Essentially what it does to everything. Solid nicotine forms on everything it comes in contact with. in my early days in aircraft maintenance when smoking was allowed on commercial aircraft we would change and average 2-3 pressurization outflow valves a month. these would be caked with solid nicotine adhering to the mechanism and causing early failure (in addition you wore rubber gloves doing it as that substance was potentially poisonous from skin contact). after the airlines no smoking policies went into effect the failures rapidly dropped to minimal. these days it is a rare event to have to change them at all.
Hmm - smoking in an enclosed metal box with 200 other people getting to share your smoke whether they like it or not. I always felt it was just bloody rude to smoke on planes, and more than welcomed the ban. I didn't realise there were engineering considerations too.
I don't know if this is related but my ex brother in law who was a computer technician always told me he could tell right away when the computer he had to clean came from a smoker's environment. Besides the obvious bad smell he explained that the usual dust was then a big pile of grimy gunk, much harder (sometimes impossible) to clean. The usual dust blowing and vacuuming not being enough to get rid of this much more resilient grimy dust. I know cameras a more tightly sealed than a computer where the mother board and components are more exposed to ambient air, but still it is never a perfect seal and the other equipment such as flash heads are certainly prone to have the same exposure as a computer if used in a smoking environment.
ISO1600 wrote:
hahahaha my favorite thing about this thread is finding the smokers!
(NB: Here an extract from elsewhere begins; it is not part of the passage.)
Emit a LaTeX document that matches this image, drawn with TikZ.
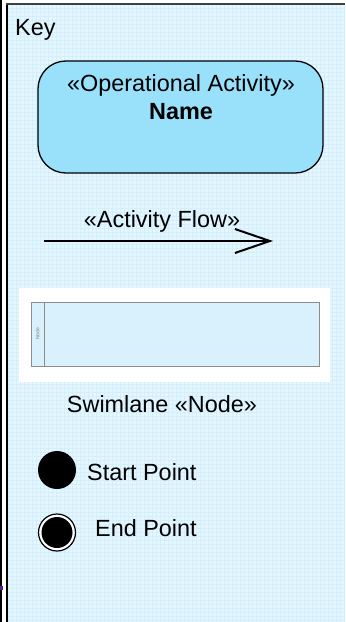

Well I guess you found one. Well. Ex smoker that is. As an ex smoker I am not militant regarding those that do.
I did have a recent encounter with a camera that was owned by someone that smoked in their house as well as their car. ( Something I never did). I sold a camera for a friend of mine. ( Heavy smoker ) to a relative. The camera and box smelled so bad I had to leave the box out of the deal. I had to put the camera in a Ziplock bag with a sheet of Bounce for about two weeks. That was after I had cleaned it.
There is no doubt that all that tar and residue just plain sticks to what ever it comes in contact with. I was a pack a day smoker and it was actually unpleasant for me to put that camera next to my face.
BTW that box is still in my workshop and it still reaks.